Storing everything in memory seems fast, but seems like it'd be quite the resource hog on a server -- is that a normal approach to take?
It's reassuring that the examples and documentation all revolve around books (as my data set is actually ~55 million books also), but since theirs seems to be quite the subset of that I worry about how well this scales and I don't know enough about search libs to even evaluate that.
Is there a good place to start learning about what kinds of situations Typesense works best in (besides needing a Levenshtein-based search), versus what kinds of situations it wouldn't work well in (and perhaps what other libraries would work better)?

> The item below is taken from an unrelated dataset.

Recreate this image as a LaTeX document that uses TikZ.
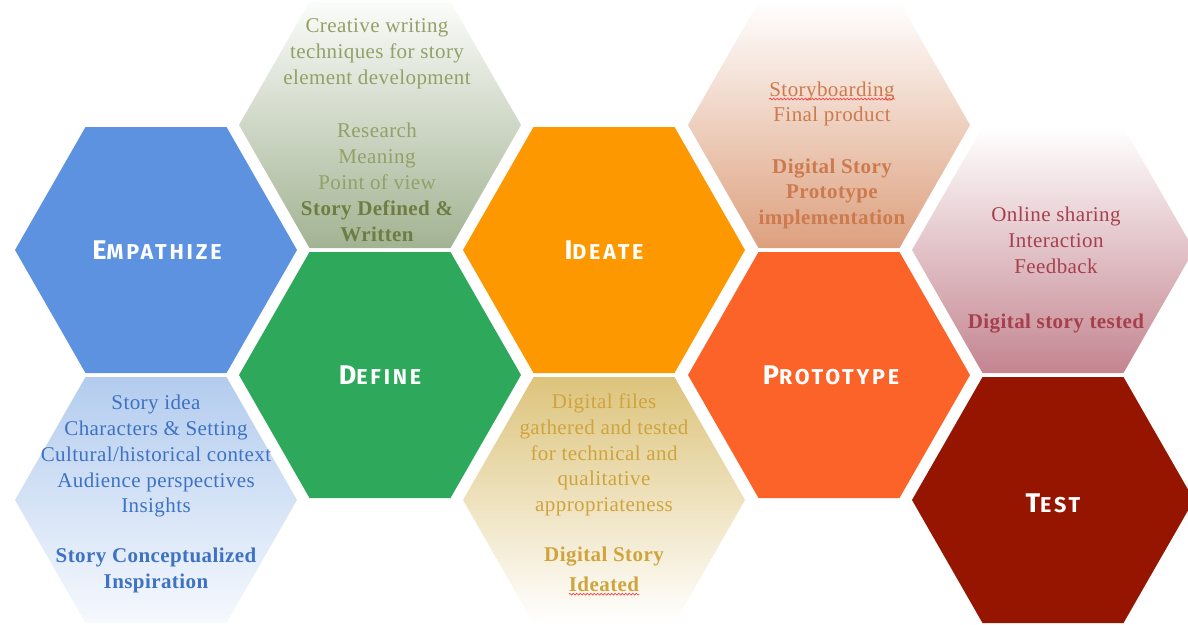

Typesense's primary focus is speed and developer convenience. It makes an assumption (which is true for perhaps 99% of the time) that memory is cheap enough for indexing most datasets. Especially given the effort of development time and the benefits from a solid search user experience.
Other libraries like Elastic offer more customization but also has a steeper learning curve.
Talking about fastest time to market this is the biggest one rather than setting up elastic, which annoying as it is is still faster than creating the UI.
There is a bug on the demo search box in your home page, if no search results found (either due to empty string or no result found for the search term), it will display "undefined result. Page 1 of NaN"
Looks great. One of Algolia's strongest features is InstantSearch for vanilla JS, React, Vue, Angular, iOS and Android. Hopefully there can be this level of support for Typesense
- if using an orm have a hook in your orm model to update the search database whenever a database entry updated/created/deleted.
- if not using an orm, update your rest api/view/any code that does CRUD to update the search index after successful data update
- create a command line tool that sync all existing data to the search index. Probably only used a couple times when initializing the search index with existing data, but it's pretty handy for testing purpose.